Sessant’anni fa moriva Luigi Einaudi, economista, cattolico, liberale, monarchico, anticomunista, secondo presidente della Repubblica Italiana (1948-1955). Intellettuale di prim’ordine, personalità di stampo internazionale, padre costituente e giornalista, è stato anche governatore della Banca d’Italia. Senatore prima, dopo e durante il Fascismo, è stato vicepresidente del Consiglio dei ministri e ministro del bilancio. Ma soprattutto, autore di quelle che lui stesso definiva “prediche inutili” nei confronti del paese che amava. Quell’Italia e che ha servito lealmente tutta la vita. Einaudi è stato un padre inascoltato del liberalismo italiano assieme con Benedetto Croce. Nell’articolo “Il programma economico del partito liberale” (La Stampa, 12 ottobre 1899) spiegò che «in Italia lo Stato è uno dei più efficaci strumenti per comprimere lo slancio dell’iniziativa individuale sotto il peso di imposte irrazionali e vessatorie». Da economista, studiava i sistemi per rilanciare la produzione tra un secolo e l’altro.
«Se la produzione annuale dell’Italia aumenterà, aumenteranno non solo i profitti gli stessi dei direttori dell’industria dei commerci, ma si accresceranno altresì, per la maggior richiesta, i salari dei lavoratori». Einaudi era attento alle questioni sociali, specialmente negli anni in cui spopola quella che poi sarebbe stata la chiamata la Dottrina Sociale della Chiesa, la risposta clericale al Socialismo contenuta nella Rerum Novarum di Papa Leone XIII. Alberto Giordano ha definito Luigi Einaudi un «un liberista, anti-keynesiano, esaltatore del risparmio privato e nemico del collettivismo». Un esemplare di razza di una dottrina, quella liberale, che in Italia non ha mai avuto la fortuna che ha avuto a correnti alterne nelle altre parti del mondo. Nell’articolo “La bellezza della lotta” (La Rivoluzione Liberale, nr. 40) Einaudi definisce il liberalismo come «la dottrina di chi pone al di sopra di ogni altra meta il perfezionamento, la elevazione della persona umana».
Per Luigi Einaudi l’individuo è al centro della società e delle sue scelte economiche. Egli ha sempre voluto fare chiarezza su cosa intendesse per liberalismo e lo accomunò necessariamente al liberismo economico – cosa che invece venne rigettata da Croce. E chi è il liberale, dunque? «Colui che crede nel perfezionamento materiale o morale conquistato con lo sforzo volontario, col sacrificio con latitudine a lavorare d’accordo con gli altri» (ibid.).
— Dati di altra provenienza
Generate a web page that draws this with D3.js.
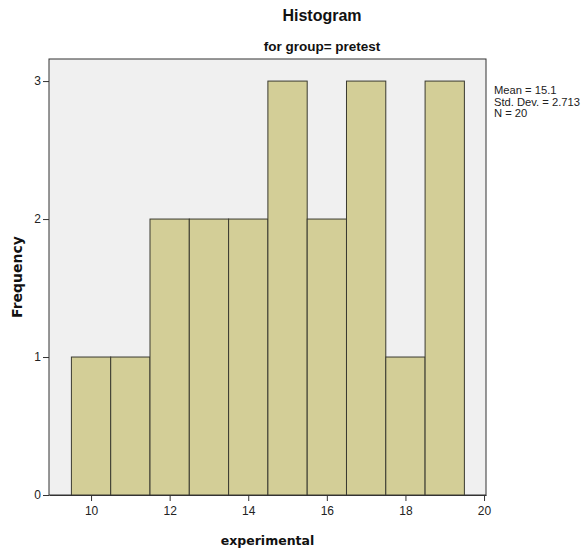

L’individuo, secondo Einaudi, agisce in società anche grazie al mercato. Quello che definisce come «un meccanismo meraviglioso, nel quale nulla di più perfetto fu mai posto sarà mai posto a disposizione degli ultimi per soddisfare le proprie esigenze effettive di beni ed i servigi». Si espresse anche sul risparmio e la parsimonia. Ambedue, diceva, sono essenziali per creare un sistema economico florido. Il risparmio rappresenta l’idea stessa il frutto del lavoro e da questo si origina il profitto.
Cioè, quello che Einaudi definisce come «il prezzo che si deve pagare perché il pensiero possa liberamente avanzare nella conquista della verità, perché gli innovatori mettano alla prova le loro scoperte, perché gli uomini intraprendenti possano continuamente rompere la frontiera del noto, del già sperimentato, muovere verso l’ignoto, verso il mondo ancora aperto all’avanzamento materiale e morale dell’umanità» (In lode al profitto). Il profitto è l’espressione della scelta individuale: non è un caso che Einaudi sia considerato il patrono della libera impresa in Italia. Il profitto deriva dall’attività economiche individuali, dal rischio di sperimentare di nuove strade. Da liberale, Einaudi si oppose ai monopoli, che non sono frutto della libera impresa, bensì di una distorsione del mercato. Una lezione che deriva da Adam Smith, implementata anche da Friedrich von Hayek. Ultimo segno che mette Luigi Einaudi nel pantheon dei liberali classici e padre del dimenticato liberalismo italiano.